Power Query - Where can you use it? - Power BI
What is Power Query?
Power Query is data processing / transformation engine capable of performing a wide variety of ETL tasks and allowing users to "mash-up" data across sources. It has a graphical interface for building up the queries and transformations. Under the covers, it uses the Power Query M formula language for expressing its queries, which can be edited directly for advanced queries. There are hundreds of connectors that can used for reading data across different sources.
The engine began life as part of the Power Pivot extension for Excel, used for getting and transforming data to use in Pivot Tables.
Since then, it has been integrated across many more applications in the Microsoft ecosystem, and we'll take a look at them in this series of posts. In this post, we look at Power BI integrations.
Power BI
There are a few different ways of using Power Query from within Power BI.
Power BI Desktop
Firstly, you can use Power BI Desktop to utilize Power Query.
Similar to Excel, you can start by either using the 'Get Data' button or select one of the common data sources to use a wizard interface to connect to a data source, or use 'Transform Data' to open the Power Query Editor directly.

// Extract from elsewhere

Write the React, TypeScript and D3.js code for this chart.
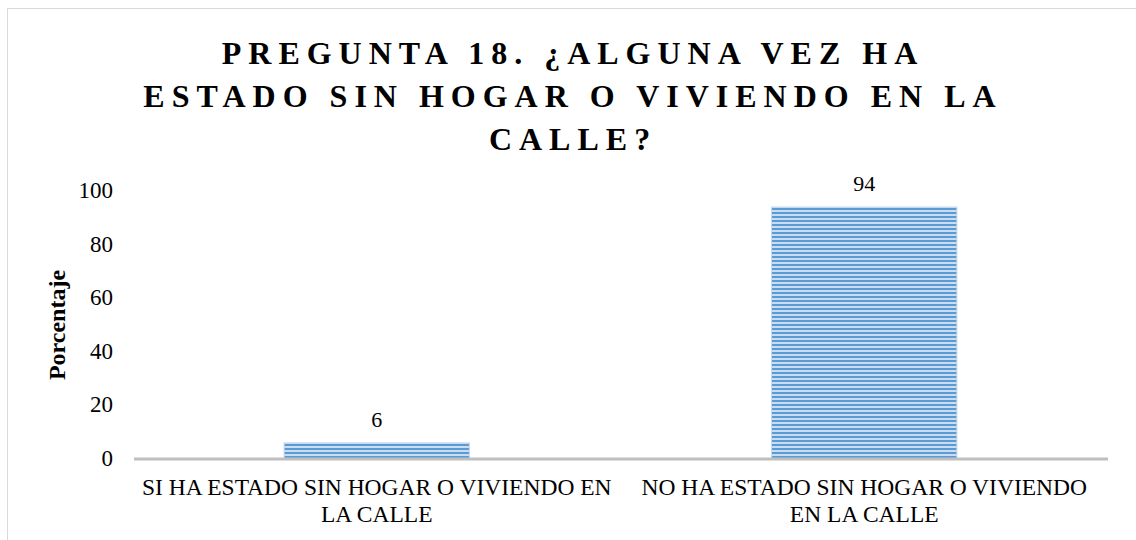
import React from "react";
import * as d3 from "d3";

const titleLines = ["PREGUNTA 18. ¿ALGUNA VEZ HA", "ESTADO SIN HOGAR O VIVIENDO EN LA", "CALLE?"];
const categories = ["SI", "NO"];
const categoryLabelLines = [
  ["SI HA ESTADO SIN HOGAR O VIVIENDO EN", "LA CALLE"],
  ["NO HA ESTADO SIN HOGAR O VIVIENDO", "EN LA CALLE"],
];
const values = [6, 94];
const yTicks = [0, 20, 40, 60, 80, 100];
const yAxisTitle = "Porcentaje";

const W = 1136;
const H = 540;
const FONT = "Liberation Serif";

export default function App() {
  const x = d3.scaleBand<string>().domain(categories).range([133, 1108]).padding(0);
  const y = d3.scaleLinear().domain([0, 100]).range([459, 191]);
  const bw = x.bandwidth() * 0.38;

  return (
    <svg
      width={W}
      height={H}
      style={{ position: "absolute", left: 0, top: 0, background: "#fff", fontFamily: FONT }}
    >
      <defs>
        <pattern id="stripes" patternUnits="userSpaceOnUse" width={8} height={4} y={y(100)}>
          <rect x={0} y={0} width={8} height={4} fill="#C9DCF0" />
          <rect x={0} y={1} width={8} height={2} fill="#5B9BD5" />
        </pattern>
      </defs>
      <rect x={0} y={0} width={W} height={H} fill="#fff" />
      <rect x={7.5} y={8.5} width={1300} height={700} fill="none" stroke="#D9D9D9" strokeWidth={1} />

      <text
        textAnchor="middle"
        fontSize={32}
        fontWeight="bold"
        letterSpacing={7}
        fill="#000"
        style={{ fontFamily: FONT }}
      >
        {titleLines.map((t, i) => (
          <tspan key={i} x={573} y={64 + i * 43}>
            {t}
          </tspan>
        ))}
      </text>

      {yTicks.map((t) => (
        <text key={t} x={113} y={y(t) + 7} textAnchor="end" fontSize={23} fill="#000" style={{ fontFamily: FONT }}>
          {t}
        </text>
      ))}

      <text
        transform={`translate(65, ${(y(0) + y(100)) / 2}) rotate(-90)`}
        textAnchor="middle"
        fontSize={24}
        fontWeight="bold"
        fill="#000"
        style={{ fontFamily: FONT }}
      >
        {yAxisTitle}
      </text>

      {categories.map((c, i) => {
        const cx = (x(c) as number) + x.bandwidth() / 2;
        return (
          <g key={c}>
            <rect
              x={cx - bw / 2}
              y={y(values[i])}
              width={bw}
              height={y(0) - y(values[i])}
              fill="url(#stripes)"
              stroke="#BDD7EE"
              strokeWidth={1}
            />
            <text x={cx} y={y(values[i]) - 16} textAnchor="middle" fontSize={22} fill="#000" style={{ fontFamily: FONT }}>
              {values[i]}
            </text>
            <text textAnchor="middle" fontSize={23.5} fill="#000" style={{ fontFamily: FONT }}>
              {categoryLabelLines[i].map((l, j) => (
                <tspan key={j} x={cx} y={495 + j * 26.5}>
                  {l}
                </tspan>
              ))}
            </text>
          </g>
        );
      })}

      <line x1={134} x2={1108} y1={y(0)} y2={y(0)} stroke="#BFBFBF" strokeWidth={3} />
    </svg>
  );
}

Once you have finished building your query, the data is loaded into the report's model and can be used for building visualizations.
How data is refreshed in Power BI depends on the storage modes for the datasets used in the report. Each dataset can use one of the following storage modes:
- Import
- DirectQuery
- LiveConnect
- Push
Only datasets using Import mode require refreshing; the DirectQuery and LiveConnect query the underlying datasets on every user interaction, and Push mode requires data to be pushed into the dataset externally.
For Import mode datasets, refresh can either be done manually (for example, using the 'Refresh' button in Power BI Desktop) or, once the report is published to a Power BI workspace, refresh can be scheduled to run on a regular basis.
Power BI Dataflows
In Power BI online, you can create dataflows, which are reusable units of transformation logic powered by Power Query. You need either a Pro or PPU (Premium Per User) license to create dataflows, or to be using a Premium capacity workspace.
To create a dataflow, in the PBI workspace, select 'Dataflow' under the + New
menu:
Then the basic option is to create a new table in your dataflow. This will take you to page where you can select your data source, either connecting to an online source or uploading a file:
Once you have selected your data source and configured any necessary credentials for connecting to it, you will be able to edit the transformation using the familiar Power Query editor.
Once you have saved the transformation, the table will be available in the dataflow. You will be offered an opportunity to either refresh the data now or set up a refresh schedule for the dataflow.
If using a refresh schedule, it supports up to 8 refreshes of the data per day:
There is also the option of using incremental refresh for tables in the dataflow. This allows you to process only a subset of the data based on a DateTime column in your table, selecting the period in which to store data and the period in which to refresh data. This can be beneficial for large datasets to reduce refresh time, increase reliability and reduce resource consumption
To consume the tables in the dataflow, you can connect to the dataflow when building reports in Power BI Desktop:
Power BI Datamarts
The third option for using Power Query in Power BI is through Datamarts.
Power BI Datamarts use Power Query in a near identical way to as described above for Power BI Dataflows. Creating a Datamart requires a Premium workspace, but other than that the Power Query features and processes are the same.